That each, who seems a separate whole,
Should move his rounds, and fusing all
The skirts of self again, should fall
Remerging in the general Soul,

Is faith as vague as all unsweet:
Eternal form shall still divide
The eternal soul from all beside;
And I shall know him when we meet:

And we shall sit at endless feast,
Enjoying each the other’s good:
What vaster dream can hit the mood
Of Love on earth? He seeks at least

Upon the last and sharpest height,
Before the spirits fade away,
Some landing-place, to clasp and say,
‘Farewell! We lose ourselves in light.’

Tennyson sharply rejects any loss of individuality in the life beyond death. For him the glory of life is the love his separate self has shared with Hallam; so that self must survive death, and in the new life “enjoy each other’s good.” It does not strike him that this shared love is already a loss of self, and that it might be the beginning of a life without self-assertion.

He characterises loss of self as “merging” which is an unattractive prospect we associate with mobs of people, or with ingredients in a blender. We can see why he doesn’t like it. But he faces the possibility of it by claiming the right to a farewell embrace with the loved one.

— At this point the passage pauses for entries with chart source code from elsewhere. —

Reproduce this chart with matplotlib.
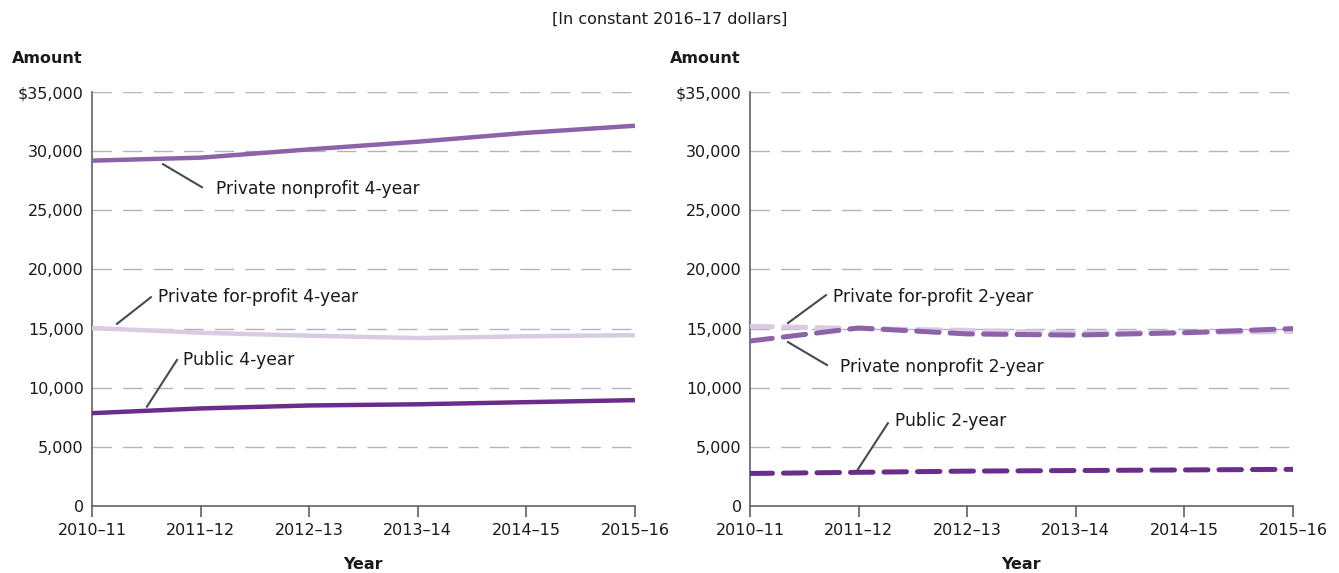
"""
Average net price by institution type, 2010-11 to 2015-16
"""
import matplotlib.pyplot as plt

YEARS = ['2010\u201311', '2011\u201312', '2012\u201313', '2013\u201314', '2014\u201315', '2015\u201316']

# 4-year institutions
PUBLIC_4 = [7850, 8250, 8500, 8600, 8780, 8950]
NONPROFIT_4 = [29200, 29450, 30150, 30800, 31550, 32150]
FORPROFIT_4 = [15050, 14650, 14400, 14200, 14350, 14450]

# 2-year institutions
PUBLIC_2 = [2750, 2850, 2950, 3000, 3050, 3100]
NONPROFIT_2 = [13950, 15050, 14550, 14450, 14650, 15000]
FORPROFIT_2 = [15200, 15000, 14850, 14650, 14650, 14750]

Y_TICKS = [0, 5000, 10000, 15000, 20000, 25000, 30000, 35000]
Y_LABELS = ['0', '5,000', '10,000', '15,000', '20,000', '25,000', '30,000', '$35,000']

DARK = '#6b2d8c'
MEDIUM = '#8d62a8'
LIGHT = '#dacbe3'
AXIS_COLOR = '#5c6070'
GRID_COLOR = '#b3b3bf'
TEXT_COLOR = '#1a1a1a'
LEADER_COLOR = '#454a58'

plt.rcParams['font.family'] = ['DejaVu Sans']
plt.rcParams['font.size'] = 11.5

FIG = plt.figure(figsize=(13.39, 5.73), dpi=100)
AX_L = FIG.add_axes([0.0687, 0.1169, 0.4055, 0.7225])
AX_R = FIG.add_axes([0.5601, 0.1169, 0.4055, 0.7225])

X_POS = list(range(len(YEARS)))


def style_axes(ax):
    ax.set_xlim(0, len(YEARS) - 1)
    ax.set_ylim(0, 35000)
    ax.set_yticks(Y_TICKS)
    ax.set_yticklabels(Y_LABELS, color=TEXT_COLOR)
    ax.set_xticks(X_POS)
    ax.set_xticklabels(YEARS, color=TEXT_COLOR)
    ax.tick_params(axis='y', length=0, pad=6)
    ax.tick_params(axis='x', length=8, width=1.2, color=AXIS_COLOR, pad=4)
    for side in ['top', 'right']:
        ax.spines[side].set_visible(False)
    for side in ['left', 'bottom']:
        ax.spines[side].set_color(AXIS_COLOR)
        ax.spines[side].set_linewidth(1.2)
    for val in Y_TICKS[1:]:
        ax.axhline(val, color=GRID_COLOR, lw=1.0, dashes=(14, 8), zorder=1)
    ax.set_xlabel('Year', fontweight='bold', labelpad=14, color=TEXT_COLOR)
    ax.text(-0.148, 1.08, 'Amount', transform=ax.transAxes, fontweight='bold',
            color=TEXT_COLOR, va='center', ha='left')


def label(ax, text, start, end, text_pos):
    # leader line from the series to the label, then the label itself
    ax.plot([start[0], end[0]], [start[1], end[1]], color=LEADER_COLOR, lw=1.5,
            clip_on=False, zorder=4)
    ax.text(text_pos[0], text_pos[1], text, va='center', ha='left',
            color=TEXT_COLOR, fontsize=12.3)


style_axes(AX_L)
style_axes(AX_R)

# solid lines for the 4-year panel
AX_L.plot(X_POS, NONPROFIT_4, color=MEDIUM, lw=3.2, solid_capstyle='butt', zorder=3)
AX_L.plot(X_POS, FORPROFIT_4, color=LIGHT, lw=3.2, solid_capstyle='butt', zorder=3)
AX_L.plot(X_POS, PUBLIC_4, color=DARK, lw=3.2, solid_capstyle='butt', zorder=3)

label(AX_L, 'Private nonprofit 4-year', (0.654, 28900), (1.013, 26950), (1.142, 26800))
label(AX_L, 'Private for-profit 4-year', (0.23, 15400), (0.543, 17650), (0.608, 17700))
label(AX_L, 'Public 4-year', (0.506, 8400), (0.783, 12350), (0.838, 12350))

# dashed lines for the 2-year panel
DASH = dict(lw=3.6, dashes=(4.5, 2.2), dash_capstyle='round', zorder=3)
AX_R.plot(X_POS, FORPROFIT_2, color=LIGHT, **DASH)
AX_R.plot(X_POS, NONPROFIT_2, color=MEDIUM, **DASH)
AX_R.plot(X_POS, PUBLIC_2, color=DARK, **DASH)

label(AX_R, 'Private for-profit 2-year', (0.35, 15470), (0.70, 17830), (0.764, 17700))
label(AX_R, 'Private nonprofit 2-year', (0.35, 13860), (0.709, 11920), (0.829, 11750))
label(AX_R, 'Public 2-year', (0.994, 3100), (1.27, 7000), (1.335, 7200))

FIG.text(0.5, 0.967, '[In constant 2016\u201317 dollars]', ha='center', va='center',
         color=TEXT_COLOR)

FIG.savefig('out.png', dpi=100)
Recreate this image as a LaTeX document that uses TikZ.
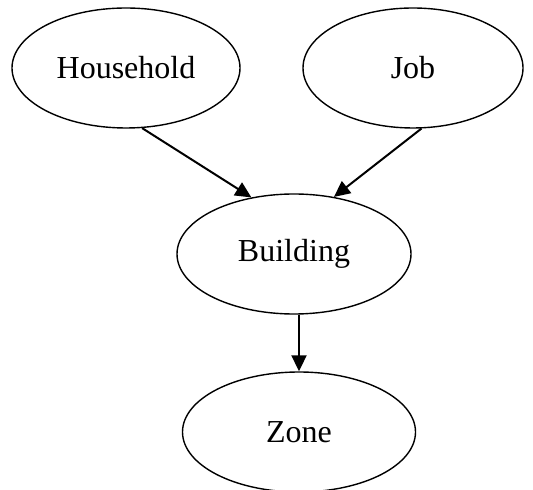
\documentclass[tikz,border=0pt]{standalone}
\usepackage{fontspec}
\setmainfont{Liberation Serif}
\usetikzlibrary{shapes.geometric,arrows.meta}

\begin{document}
\begin{tikzpicture}[x=0.5pt, y=-0.5pt,
    entity/.style={ellipse, draw=black, line width=0.7pt, inner sep=0pt, minimum height=60pt, font=\fontsize{16}{19}\selectfont},
    link/.style={line width=1pt, -{Triangle[length=8pt,width=7.5pt]}}]
    \useasboundingbox (0,0) rectangle (533,490);

    \node[entity, minimum width=114pt] (household) at (126,68) {Household};
    \node[entity, minimum width=110pt] (job) at (413,68) {Job};
    \node[entity, minimum width=117pt] (building) at (294,254) {Building};
    \node[entity, minimum width=116.5pt] (zone) at (299,432) {Zone};

    \draw[link] (household.-75) -- (building.127);
    \draw[link] (job.-82) -- (building.55);
    \draw[link] (zone.north |- building.south) -- (zone.north);
  \end{tikzpicture}
\end{document}
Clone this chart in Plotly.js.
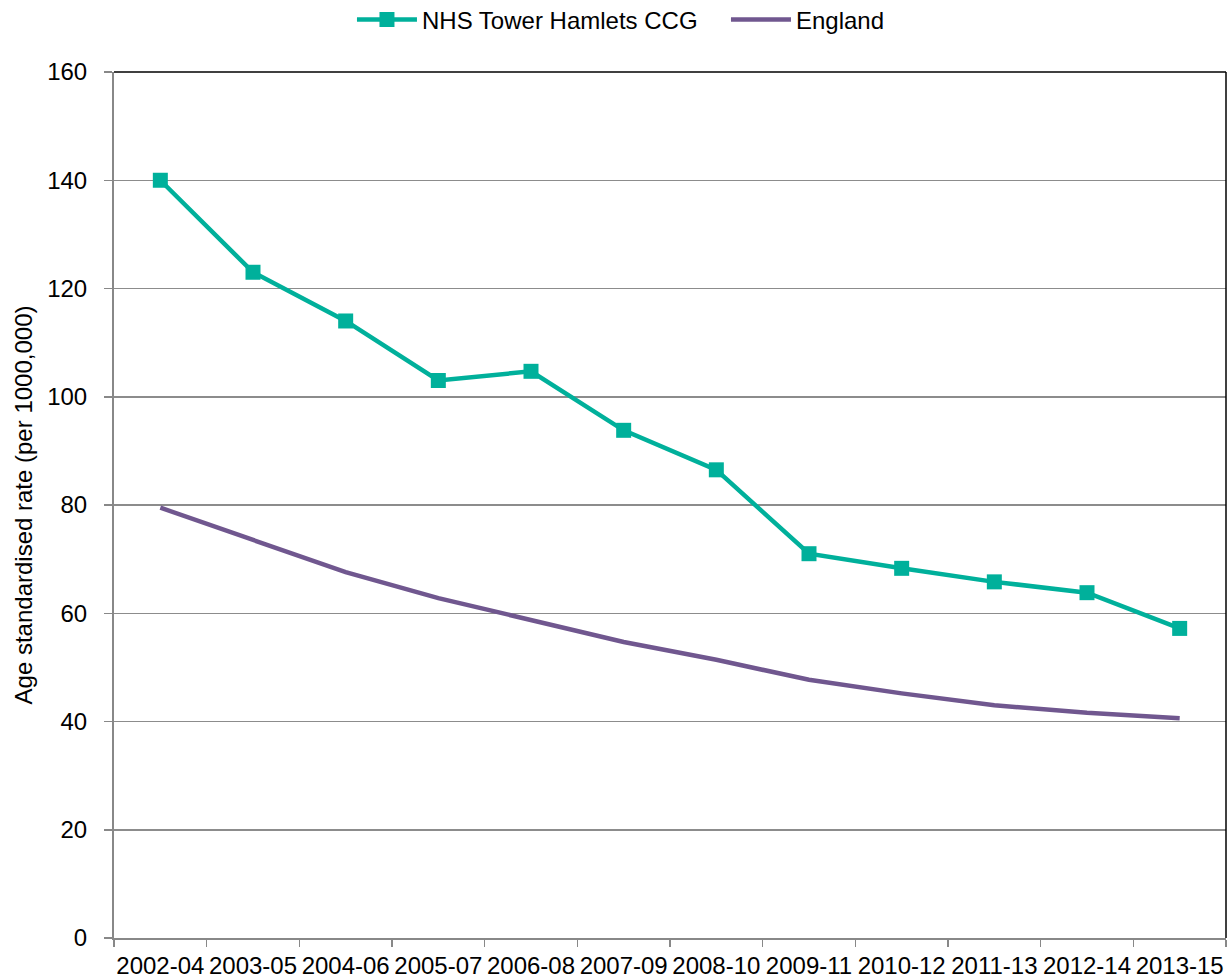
<!DOCTYPE html>
<html><head><meta charset="utf-8">
<script src="https://cdn.plot.ly/plotly-3.0.1.min.js"></script>
<style>body{margin:0;background:#fff}#c{width:1228px;height:980px}</style>
</head><body><div id="c"></div>
<script>
var periods = ["2002-04","2003-05","2004-06","2005-07","2006-08","2007-09","2008-10","2009-11","2010-12","2011-13","2012-14","2013-15"];
var towerHamlets = [140, 123, 114, 103, 104.7, 93.8, 86.5, 71, 68.3, 65.8, 63.8, 57.2];
var england = [79.5, 73.5, 67.6, 62.8, 58.8, 54.7, 51.4, 47.7, 45.2, 43.0, 41.6, 40.6];

var traces = [
  {x: periods, y: towerHamlets, name: "NHS Tower Hamlets CCG", type: "scatter", mode: "lines+markers",
   line: {color: "#00b09b", width: 4.5}, marker: {symbol: "square", size: 15, color: "#00b09b"}},
  {x: periods, y: england, name: "England", type: "scatter", mode: "lines",
   line: {color: "#70578f", width: 4.5}}
];
var layout = {
  width: 1228, height: 980,
  margin: {l: 114, r: 2, t: 72, b: 42, autoexpand: false},
  paper_bgcolor: "#fff", plot_bgcolor: "#fff",
  font: {family: "Liberation Sans, Arial, sans-serif", size: 24, color: "#000"},
  showlegend: true,
  legend: {orientation: "h", x: 0.214, xanchor: "left", y: 1.086, yanchor: "top", font: {size: 24},
           itemwidth: 60, entrywidth: 299, traceorder: "normal", bgcolor: "rgba(0,0,0,0)"},
  xaxis: {type: "category", range: [-0.5, 11.5], tickson: "boundaries", ticks: "outside", ticklen: 7, tickcolor: "#888", tickwidth: 1.5,
          showline: true, linecolor: "#888", linewidth: 2, showgrid: false, zeroline: false, automargin: false,
          tickangle: 0, tickfont: {size: 24}, ticklabelstandoff: 5},
  yaxis: {range: [0, 160], dtick: 20, ticks: "outside", ticklen: 8, tickcolor: "#888", tickwidth: 1.5,
          showline: true, linecolor: "#888", linewidth: 2, showgrid: true, gridcolor: "#8c8c8c", gridwidth: 1.5,
          zeroline: false, automargin: false, tickfont: {size: 24}, ticklabelstandoff: 12,
          title: {text: "Age standardised rate (per 1000,000)", font: {size: 24}, standoff: 8}},
  shapes: [
    {type: "line", xref: "paper", yref: "paper", x0: 0, x1: 1, y0: 1, y1: 1, line: {color: "#000", width: 1.5}},
    {type: "line", xref: "paper", yref: "paper", x0: 1, x1: 1, y0: 0, y1: 1, line: {color: "#000", width: 1.5}}
  ]
};
Plotly.newPlot("c", traces, layout, {displayModeBar: false, staticPlot: true});
</script></body></html>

Dante deals more subtly with the issue of individual soul and divine community. In the heaven of Venus he meets Cunizza, known for her amorous adventures in youth, but she tells him how delighted she is to be part of the community of heaven, at a lower status than some, because this where her individuality is at home.

….. .”.I was by name
Cunizza; and I glitter here because
I was o’ermastered by this planet’s flame;

Yet gaily I forgive myself the cause
Of this my lot, for here (though minds of clay
May think thisu strange) ’tis gain to me, not loss.